## EXERCISE DIRECTIONS
Reproduce exactly the lines from the one containing "Generate a web" down to the one containing "Serif', 'Times New", including both of those lines, and nothing else.

## RECORD SET

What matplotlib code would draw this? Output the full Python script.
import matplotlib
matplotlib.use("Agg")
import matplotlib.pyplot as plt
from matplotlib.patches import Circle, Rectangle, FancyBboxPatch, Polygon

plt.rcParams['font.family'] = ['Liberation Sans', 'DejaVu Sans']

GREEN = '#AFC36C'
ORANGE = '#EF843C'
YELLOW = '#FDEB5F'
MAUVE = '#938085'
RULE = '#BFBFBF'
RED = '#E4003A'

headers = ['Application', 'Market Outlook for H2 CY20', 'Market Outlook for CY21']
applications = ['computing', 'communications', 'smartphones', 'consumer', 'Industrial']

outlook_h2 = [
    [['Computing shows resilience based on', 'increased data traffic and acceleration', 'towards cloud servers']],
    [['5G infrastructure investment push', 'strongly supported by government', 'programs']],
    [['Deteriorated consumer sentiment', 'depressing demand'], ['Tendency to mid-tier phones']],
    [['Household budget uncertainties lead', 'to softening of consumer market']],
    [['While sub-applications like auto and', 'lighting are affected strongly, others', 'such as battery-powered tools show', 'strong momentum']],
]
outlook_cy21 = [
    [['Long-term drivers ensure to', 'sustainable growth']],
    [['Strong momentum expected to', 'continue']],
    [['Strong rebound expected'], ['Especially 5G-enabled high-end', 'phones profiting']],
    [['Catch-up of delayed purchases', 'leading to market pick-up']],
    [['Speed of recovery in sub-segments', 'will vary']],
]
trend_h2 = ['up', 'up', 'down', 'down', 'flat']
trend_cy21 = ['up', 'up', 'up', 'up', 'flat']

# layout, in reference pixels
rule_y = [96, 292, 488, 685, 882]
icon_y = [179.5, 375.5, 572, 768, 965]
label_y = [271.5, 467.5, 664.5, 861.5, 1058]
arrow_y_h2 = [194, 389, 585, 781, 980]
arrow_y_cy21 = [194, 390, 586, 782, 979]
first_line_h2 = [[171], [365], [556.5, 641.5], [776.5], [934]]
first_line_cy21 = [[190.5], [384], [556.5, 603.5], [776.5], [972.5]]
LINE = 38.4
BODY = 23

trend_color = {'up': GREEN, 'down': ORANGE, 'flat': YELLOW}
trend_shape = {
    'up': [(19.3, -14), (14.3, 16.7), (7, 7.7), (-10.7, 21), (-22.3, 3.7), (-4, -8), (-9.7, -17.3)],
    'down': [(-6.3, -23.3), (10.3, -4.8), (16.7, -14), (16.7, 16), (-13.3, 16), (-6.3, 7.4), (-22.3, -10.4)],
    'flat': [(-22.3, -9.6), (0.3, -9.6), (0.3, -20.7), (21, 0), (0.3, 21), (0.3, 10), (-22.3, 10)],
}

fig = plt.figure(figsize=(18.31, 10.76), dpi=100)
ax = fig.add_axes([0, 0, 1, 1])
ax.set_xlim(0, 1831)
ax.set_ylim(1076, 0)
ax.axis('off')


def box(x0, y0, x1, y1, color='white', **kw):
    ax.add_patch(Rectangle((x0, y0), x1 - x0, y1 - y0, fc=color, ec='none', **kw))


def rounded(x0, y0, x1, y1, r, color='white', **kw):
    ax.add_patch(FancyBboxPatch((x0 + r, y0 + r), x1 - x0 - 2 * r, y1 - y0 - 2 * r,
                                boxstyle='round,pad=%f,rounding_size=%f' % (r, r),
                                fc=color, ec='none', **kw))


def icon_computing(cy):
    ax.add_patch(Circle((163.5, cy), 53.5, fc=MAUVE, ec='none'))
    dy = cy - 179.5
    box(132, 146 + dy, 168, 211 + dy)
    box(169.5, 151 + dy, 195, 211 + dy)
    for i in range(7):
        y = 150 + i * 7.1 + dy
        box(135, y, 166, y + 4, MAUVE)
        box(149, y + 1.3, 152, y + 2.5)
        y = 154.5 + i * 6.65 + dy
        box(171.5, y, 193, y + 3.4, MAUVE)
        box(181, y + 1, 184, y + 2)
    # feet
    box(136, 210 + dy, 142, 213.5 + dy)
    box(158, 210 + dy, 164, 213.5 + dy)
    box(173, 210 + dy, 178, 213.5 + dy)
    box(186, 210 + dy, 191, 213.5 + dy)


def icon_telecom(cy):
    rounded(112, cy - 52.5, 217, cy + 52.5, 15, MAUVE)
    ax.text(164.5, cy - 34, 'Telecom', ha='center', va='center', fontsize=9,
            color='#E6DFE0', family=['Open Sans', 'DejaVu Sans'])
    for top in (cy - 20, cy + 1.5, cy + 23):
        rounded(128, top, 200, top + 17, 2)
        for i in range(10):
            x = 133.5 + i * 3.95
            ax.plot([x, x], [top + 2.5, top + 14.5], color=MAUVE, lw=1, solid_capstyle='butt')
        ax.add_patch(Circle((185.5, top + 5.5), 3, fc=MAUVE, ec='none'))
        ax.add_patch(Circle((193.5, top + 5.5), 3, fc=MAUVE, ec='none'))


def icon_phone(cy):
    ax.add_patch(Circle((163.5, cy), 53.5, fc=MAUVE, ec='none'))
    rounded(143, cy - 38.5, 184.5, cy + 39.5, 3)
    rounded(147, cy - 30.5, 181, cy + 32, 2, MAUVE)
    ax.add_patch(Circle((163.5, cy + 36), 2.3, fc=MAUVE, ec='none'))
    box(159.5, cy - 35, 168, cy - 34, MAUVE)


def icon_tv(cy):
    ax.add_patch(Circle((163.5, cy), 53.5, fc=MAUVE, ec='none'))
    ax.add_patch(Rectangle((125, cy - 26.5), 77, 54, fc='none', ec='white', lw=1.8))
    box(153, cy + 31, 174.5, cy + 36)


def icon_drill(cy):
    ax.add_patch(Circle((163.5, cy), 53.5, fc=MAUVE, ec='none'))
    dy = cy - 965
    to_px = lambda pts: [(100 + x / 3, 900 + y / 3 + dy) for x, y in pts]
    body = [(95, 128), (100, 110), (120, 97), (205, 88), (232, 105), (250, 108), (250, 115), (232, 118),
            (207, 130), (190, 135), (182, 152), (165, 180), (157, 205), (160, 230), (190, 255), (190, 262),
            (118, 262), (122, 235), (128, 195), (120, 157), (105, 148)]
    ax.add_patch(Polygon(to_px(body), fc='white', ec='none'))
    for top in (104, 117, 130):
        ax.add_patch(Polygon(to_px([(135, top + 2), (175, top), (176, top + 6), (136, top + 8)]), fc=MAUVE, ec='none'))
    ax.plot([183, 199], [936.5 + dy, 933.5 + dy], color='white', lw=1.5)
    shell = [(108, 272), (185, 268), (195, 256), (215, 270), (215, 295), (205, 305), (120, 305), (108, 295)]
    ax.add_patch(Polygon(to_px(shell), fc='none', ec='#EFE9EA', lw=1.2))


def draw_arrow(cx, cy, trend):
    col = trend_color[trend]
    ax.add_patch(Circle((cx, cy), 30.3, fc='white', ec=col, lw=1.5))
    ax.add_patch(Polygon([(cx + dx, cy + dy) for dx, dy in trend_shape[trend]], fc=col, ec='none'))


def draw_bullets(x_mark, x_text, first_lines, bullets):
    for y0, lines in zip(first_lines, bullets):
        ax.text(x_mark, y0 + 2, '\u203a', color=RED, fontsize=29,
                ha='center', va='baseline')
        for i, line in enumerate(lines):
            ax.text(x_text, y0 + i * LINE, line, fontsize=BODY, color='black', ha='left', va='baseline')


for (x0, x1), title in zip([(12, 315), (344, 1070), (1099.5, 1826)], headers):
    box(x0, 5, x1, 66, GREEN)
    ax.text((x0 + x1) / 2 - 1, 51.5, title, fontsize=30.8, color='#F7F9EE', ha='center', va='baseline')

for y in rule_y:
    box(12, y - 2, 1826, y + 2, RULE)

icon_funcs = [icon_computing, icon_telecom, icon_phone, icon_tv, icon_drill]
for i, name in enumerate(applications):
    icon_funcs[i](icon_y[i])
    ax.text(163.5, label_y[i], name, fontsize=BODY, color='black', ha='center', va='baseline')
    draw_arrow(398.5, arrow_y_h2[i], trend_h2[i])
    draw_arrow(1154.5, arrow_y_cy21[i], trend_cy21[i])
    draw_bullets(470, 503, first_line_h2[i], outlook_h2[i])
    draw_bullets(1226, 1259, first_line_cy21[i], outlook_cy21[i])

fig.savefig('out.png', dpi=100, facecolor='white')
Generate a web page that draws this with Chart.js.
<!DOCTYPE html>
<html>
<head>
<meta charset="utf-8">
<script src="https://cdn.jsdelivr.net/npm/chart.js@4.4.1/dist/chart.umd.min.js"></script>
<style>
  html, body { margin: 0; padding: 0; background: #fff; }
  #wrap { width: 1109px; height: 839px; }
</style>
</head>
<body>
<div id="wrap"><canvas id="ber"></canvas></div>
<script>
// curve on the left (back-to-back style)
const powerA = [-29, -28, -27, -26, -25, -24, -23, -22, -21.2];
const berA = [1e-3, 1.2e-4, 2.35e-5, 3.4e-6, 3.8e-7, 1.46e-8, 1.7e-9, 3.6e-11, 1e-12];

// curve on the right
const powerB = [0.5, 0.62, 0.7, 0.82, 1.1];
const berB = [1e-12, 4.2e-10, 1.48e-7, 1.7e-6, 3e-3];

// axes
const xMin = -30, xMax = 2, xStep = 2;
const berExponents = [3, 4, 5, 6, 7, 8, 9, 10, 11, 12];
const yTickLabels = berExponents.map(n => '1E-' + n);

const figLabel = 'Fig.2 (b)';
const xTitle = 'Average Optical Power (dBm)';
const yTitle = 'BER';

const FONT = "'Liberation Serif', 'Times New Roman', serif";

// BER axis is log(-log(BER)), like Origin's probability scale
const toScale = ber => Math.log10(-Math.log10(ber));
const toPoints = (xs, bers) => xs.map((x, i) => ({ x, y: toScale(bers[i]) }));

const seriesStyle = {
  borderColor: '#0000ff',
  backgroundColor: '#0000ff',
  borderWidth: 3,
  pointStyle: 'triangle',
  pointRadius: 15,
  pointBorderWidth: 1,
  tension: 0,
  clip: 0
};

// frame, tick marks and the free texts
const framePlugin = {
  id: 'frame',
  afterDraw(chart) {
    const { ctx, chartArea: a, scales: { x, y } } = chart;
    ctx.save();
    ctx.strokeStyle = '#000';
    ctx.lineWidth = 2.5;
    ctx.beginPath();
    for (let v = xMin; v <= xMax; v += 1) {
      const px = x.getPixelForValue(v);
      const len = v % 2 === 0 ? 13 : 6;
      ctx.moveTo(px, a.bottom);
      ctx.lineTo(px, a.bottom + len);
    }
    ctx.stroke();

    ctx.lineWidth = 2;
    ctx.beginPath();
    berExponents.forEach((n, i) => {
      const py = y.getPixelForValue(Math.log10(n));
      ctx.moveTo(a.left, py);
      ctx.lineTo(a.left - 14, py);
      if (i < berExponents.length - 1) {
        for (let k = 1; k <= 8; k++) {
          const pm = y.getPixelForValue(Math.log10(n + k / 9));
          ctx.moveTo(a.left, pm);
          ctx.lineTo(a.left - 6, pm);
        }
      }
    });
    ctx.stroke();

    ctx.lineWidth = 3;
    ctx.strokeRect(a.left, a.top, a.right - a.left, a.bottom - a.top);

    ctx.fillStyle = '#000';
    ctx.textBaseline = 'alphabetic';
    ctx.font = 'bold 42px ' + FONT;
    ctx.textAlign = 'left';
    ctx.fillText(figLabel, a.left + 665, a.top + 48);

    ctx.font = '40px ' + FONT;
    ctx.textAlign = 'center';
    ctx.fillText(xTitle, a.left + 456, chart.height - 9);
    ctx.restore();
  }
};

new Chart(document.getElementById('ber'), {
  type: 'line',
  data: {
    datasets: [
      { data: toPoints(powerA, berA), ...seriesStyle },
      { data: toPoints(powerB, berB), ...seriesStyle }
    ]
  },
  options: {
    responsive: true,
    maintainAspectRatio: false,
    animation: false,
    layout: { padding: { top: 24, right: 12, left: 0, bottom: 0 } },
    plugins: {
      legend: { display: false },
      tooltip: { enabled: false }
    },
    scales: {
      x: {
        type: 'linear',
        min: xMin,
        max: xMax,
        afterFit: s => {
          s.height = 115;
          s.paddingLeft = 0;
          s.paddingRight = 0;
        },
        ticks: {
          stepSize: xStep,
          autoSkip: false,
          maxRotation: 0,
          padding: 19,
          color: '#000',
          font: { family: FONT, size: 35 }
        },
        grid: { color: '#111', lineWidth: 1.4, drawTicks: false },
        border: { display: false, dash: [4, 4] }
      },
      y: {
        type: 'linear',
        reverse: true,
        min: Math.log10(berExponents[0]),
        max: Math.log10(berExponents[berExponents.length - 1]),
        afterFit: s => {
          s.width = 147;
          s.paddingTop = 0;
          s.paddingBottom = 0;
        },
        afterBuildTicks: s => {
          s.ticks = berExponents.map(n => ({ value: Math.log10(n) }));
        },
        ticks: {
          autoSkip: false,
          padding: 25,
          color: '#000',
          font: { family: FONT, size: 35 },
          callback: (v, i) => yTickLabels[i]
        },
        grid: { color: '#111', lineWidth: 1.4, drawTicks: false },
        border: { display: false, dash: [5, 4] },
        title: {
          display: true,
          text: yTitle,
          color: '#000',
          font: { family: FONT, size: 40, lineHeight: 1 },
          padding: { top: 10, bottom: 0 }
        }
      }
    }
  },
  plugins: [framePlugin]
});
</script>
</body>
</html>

## ANSWER TO THIS TASK
Generate a web page that draws this with Chart.js.
<!DOCTYPE html>
<html>
<head>
<meta charset="utf-8">
<script src="https://cdn.jsdelivr.net/npm/chart.js@4.4.1/dist/chart.umd.min.js"></script>
<style>
  html, body { margin: 0; padding: 0; background: #fff; }
  #wrap { width: 1109px; height: 839px; }
</style>
</head>
<body>
<div id="wrap"><canvas id="ber"></canvas></div>
<script>
// curve on the left (back-to-back style)
const powerA = [-29, -28, -27, -26, -25, -24, -23, -22, -21.2];
const berA = [1e-3, 1.2e-4, 2.35e-5, 3.4e-6, 3.8e-7, 1.46e-8, 1.7e-9, 3.6e-11, 1e-12];

// curve on the right
const powerB = [0.5, 0.62, 0.7, 0.82, 1.1];
const berB = [1e-12, 4.2e-10, 1.48e-7, 1.7e-6, 3e-3];

// axes
const xMin = -30, xMax = 2, xStep = 2;
const berExponents = [3, 4, 5, 6, 7, 8, 9, 10, 11, 12];
const yTickLabels = berExponents.map(n => '1E-' + n);

const figLabel = 'Fig.2 (b)';
const xTitle = 'Average Optical Power (dBm)';
const yTitle = 'BER';

const FONT = "'Liberation Serif', 'Times New Roman', serif";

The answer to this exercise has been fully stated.